Normalmente, esses aviões são levados para os países vizinhos e passam a entrar nessa rota no Paraguai, principalmente na região de Pedro Juan Caballero, onde há muitas pistas clandestinas, e na região de Santa Cruz de La Sierra (Bolívia)
Allan de Abreu
Adaptações
Essas aeronaves costumam ser adaptadas. Elas passam, muitas vezes, por procedimentos fora do Brasil de maneira irregular antes de voltarem para servir ao crime.
Aumento da capacidade de carga é a principal alteração. Com isso, assentos e outras partes não fundamentais são retirados para caber itens como:
- Combustível
- Alimentação
- Roupas
- Ferramentas
É comum que os aviões transportem pesos acima do limite. Isso coloca em risco o piloto, os passageiros e pessoas em solo.
Quanto custam os voos?
Segundo conversas de WhatsApp às quais o UOL teve acesso, o fretamento de voos realizados de maneira irregular em alguns trechos custa entre R$ 8.000 e R$ 9.000. Isso se refere à operação no garimpo, e não há um valor exato, podendo oscilar de acordo com diversos fatores, como carga, distância, entre outros.
Durante a operação Escudo Yanomami 2023, a cobrança aumentou. Diante do cenário de fuga após terem o cerco fechado pelas autoridades, garimpeiros se revoltaram com pilotos que estariam exigindo até R$ 15 mil por pessoa para voos para fora da região.
"Não existe piloto ruim ou mediano em garimpo ou no tráfico. Eles têm de ser acostumados com as piores condições", afirma Abreu.
O uso dessas aeronaves, muitas em empresas regulares, mostra que garimpo na Amazônia hoje não é mais algo caseiro, com o pequeno garimpeiro com sua peneira na beira do rio. Mas, sim, é uma coisa grande e financiada por grandes investidores
Allan de Abreu
Tráfico de drogas
No tráfico, o valor pago pelos voos pode ultrapassar as centenas de milhares de reais. Geralmente, os voos com pasta base de cocaína ou outras drogas partem de outros países na América do Sul, como Colômbia, Paraguai e Bolívia.
A partir destes locais, os aviões são carregados com cerca de 400 kg a 500 kg de cocaína, por exemplo. A partir dali, voam rumo à região da rota caipira, compreendida entre o interior de São Paulo, triângulo mineiro e o norte do Paraná.
Operação Escudo Yanomami
No começo de 2023, uma megaoperação contra o garimpo ilegal foi iniciada pelo governo. O objetivo era proteger a Terra Indígena Yanomami da invasão de garimpeiros e proteger a população indígena local.

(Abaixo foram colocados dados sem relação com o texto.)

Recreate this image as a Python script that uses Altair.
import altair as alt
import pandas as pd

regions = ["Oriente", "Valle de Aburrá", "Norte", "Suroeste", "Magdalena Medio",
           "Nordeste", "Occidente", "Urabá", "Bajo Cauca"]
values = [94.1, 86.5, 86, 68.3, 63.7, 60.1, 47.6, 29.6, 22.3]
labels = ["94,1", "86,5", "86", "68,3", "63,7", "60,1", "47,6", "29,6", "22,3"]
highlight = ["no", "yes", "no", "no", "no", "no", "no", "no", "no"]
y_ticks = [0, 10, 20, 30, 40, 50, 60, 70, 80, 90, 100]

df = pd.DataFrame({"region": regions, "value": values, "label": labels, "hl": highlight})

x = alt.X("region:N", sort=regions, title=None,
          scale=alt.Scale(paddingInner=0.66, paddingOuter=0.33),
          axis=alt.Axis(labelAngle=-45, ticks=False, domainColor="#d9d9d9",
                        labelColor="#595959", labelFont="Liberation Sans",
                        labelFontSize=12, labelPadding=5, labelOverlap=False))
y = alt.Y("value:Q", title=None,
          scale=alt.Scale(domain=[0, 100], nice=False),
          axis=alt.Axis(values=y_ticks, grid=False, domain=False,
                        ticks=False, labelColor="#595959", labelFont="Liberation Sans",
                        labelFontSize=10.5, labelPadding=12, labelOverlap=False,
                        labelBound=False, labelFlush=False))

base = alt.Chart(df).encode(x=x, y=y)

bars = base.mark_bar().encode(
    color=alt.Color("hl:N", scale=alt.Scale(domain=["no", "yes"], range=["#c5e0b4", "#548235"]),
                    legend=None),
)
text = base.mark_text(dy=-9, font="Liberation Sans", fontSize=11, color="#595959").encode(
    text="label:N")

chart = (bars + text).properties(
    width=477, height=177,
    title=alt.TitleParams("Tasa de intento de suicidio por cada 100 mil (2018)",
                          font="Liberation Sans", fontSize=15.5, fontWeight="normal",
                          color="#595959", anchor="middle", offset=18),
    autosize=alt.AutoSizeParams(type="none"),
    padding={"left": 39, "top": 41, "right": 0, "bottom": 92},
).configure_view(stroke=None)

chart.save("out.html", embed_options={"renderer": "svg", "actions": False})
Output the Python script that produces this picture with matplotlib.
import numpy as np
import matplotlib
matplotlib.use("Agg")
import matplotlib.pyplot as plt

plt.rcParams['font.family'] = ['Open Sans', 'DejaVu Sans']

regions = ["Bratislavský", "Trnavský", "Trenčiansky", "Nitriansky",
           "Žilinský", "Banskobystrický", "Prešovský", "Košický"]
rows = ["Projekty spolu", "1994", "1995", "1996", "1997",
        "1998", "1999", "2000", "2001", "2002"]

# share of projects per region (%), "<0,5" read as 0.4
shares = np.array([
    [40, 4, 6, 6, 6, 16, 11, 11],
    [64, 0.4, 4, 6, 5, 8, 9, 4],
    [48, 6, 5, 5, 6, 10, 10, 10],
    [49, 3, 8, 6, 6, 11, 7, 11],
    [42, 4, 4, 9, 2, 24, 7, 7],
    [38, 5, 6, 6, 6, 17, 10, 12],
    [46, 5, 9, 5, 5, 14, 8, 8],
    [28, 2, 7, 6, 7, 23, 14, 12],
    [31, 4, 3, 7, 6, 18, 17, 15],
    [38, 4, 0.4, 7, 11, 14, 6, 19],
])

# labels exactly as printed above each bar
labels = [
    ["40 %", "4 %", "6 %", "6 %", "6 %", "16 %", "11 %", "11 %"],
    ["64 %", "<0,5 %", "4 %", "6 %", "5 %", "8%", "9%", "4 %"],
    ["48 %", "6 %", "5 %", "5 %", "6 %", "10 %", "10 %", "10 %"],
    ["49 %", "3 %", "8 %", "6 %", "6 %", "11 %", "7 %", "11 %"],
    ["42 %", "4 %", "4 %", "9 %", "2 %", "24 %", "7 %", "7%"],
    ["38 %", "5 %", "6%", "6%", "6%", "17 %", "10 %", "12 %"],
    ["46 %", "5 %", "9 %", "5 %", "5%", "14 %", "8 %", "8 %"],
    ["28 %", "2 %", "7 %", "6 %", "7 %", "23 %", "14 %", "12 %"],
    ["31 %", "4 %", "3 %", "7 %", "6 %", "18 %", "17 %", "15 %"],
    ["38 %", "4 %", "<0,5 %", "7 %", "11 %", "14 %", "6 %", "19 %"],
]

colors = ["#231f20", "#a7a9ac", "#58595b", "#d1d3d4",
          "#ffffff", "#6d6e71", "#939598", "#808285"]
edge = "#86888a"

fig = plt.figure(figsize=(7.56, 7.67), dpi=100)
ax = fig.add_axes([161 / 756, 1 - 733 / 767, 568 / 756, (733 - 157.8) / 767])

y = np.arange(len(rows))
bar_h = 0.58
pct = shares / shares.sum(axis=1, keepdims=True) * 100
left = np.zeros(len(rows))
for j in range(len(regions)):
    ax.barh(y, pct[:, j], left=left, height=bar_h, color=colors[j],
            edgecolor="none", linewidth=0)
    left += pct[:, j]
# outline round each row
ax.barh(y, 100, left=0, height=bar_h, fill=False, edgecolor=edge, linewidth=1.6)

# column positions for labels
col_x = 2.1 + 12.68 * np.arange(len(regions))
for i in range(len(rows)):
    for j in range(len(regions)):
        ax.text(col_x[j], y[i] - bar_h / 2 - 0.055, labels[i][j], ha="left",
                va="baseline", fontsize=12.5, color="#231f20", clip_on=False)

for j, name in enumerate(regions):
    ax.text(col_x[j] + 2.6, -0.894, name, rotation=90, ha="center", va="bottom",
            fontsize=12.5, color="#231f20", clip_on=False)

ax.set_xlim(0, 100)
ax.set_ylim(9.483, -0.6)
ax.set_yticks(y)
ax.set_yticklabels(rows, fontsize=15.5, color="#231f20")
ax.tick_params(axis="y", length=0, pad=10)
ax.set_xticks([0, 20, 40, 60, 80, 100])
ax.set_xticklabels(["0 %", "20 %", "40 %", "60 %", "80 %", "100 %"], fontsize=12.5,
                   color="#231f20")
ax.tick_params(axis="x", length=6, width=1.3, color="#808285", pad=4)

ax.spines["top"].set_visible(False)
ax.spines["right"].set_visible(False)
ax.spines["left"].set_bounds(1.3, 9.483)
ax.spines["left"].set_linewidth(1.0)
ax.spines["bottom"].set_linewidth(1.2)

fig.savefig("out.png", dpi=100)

A operação ainda está em andamento. O espaço aéreo da região foi fechado para voos, e os militares da FAB têm autorização para derrubar aeronaves sem autorização de voo.
Em 2021, outra ação conjunta de diversos órgãos federais buscou interromper o garimpo ilegal no mesmo território em Roraima. Segundo a Anac (Agência Nacional de Aviação Civil), à época:
- 89 aeronaves foram apreendidas (incluindo aviões e helicópteros)
- 22 aeronaves foram inutilizadas (destruídas)
- 87 pistas de pouso clandestinas foram fiscalizadas
Destruição
Aeronaves nem sempre são recuperadas. Em algumas situações as aeronaves não são apreendidas, mas sim destruídas em campo mesmo. Isso se deve ao fato de ser difícil o transporte delas para um local mais seguro, por exemplo.
Muitas dessas aeronaves não se encontram em condições seguras para o voo. O transporte por via terrestre ou fluvial também se torna inviável.
São tantas alterações sofridas nas aeronaves que não seria possível decolar com elas sem colocar os pilotos em sério risco. Assim, é autorizada a destruição desses bens diretamente no local onde foram encontrados.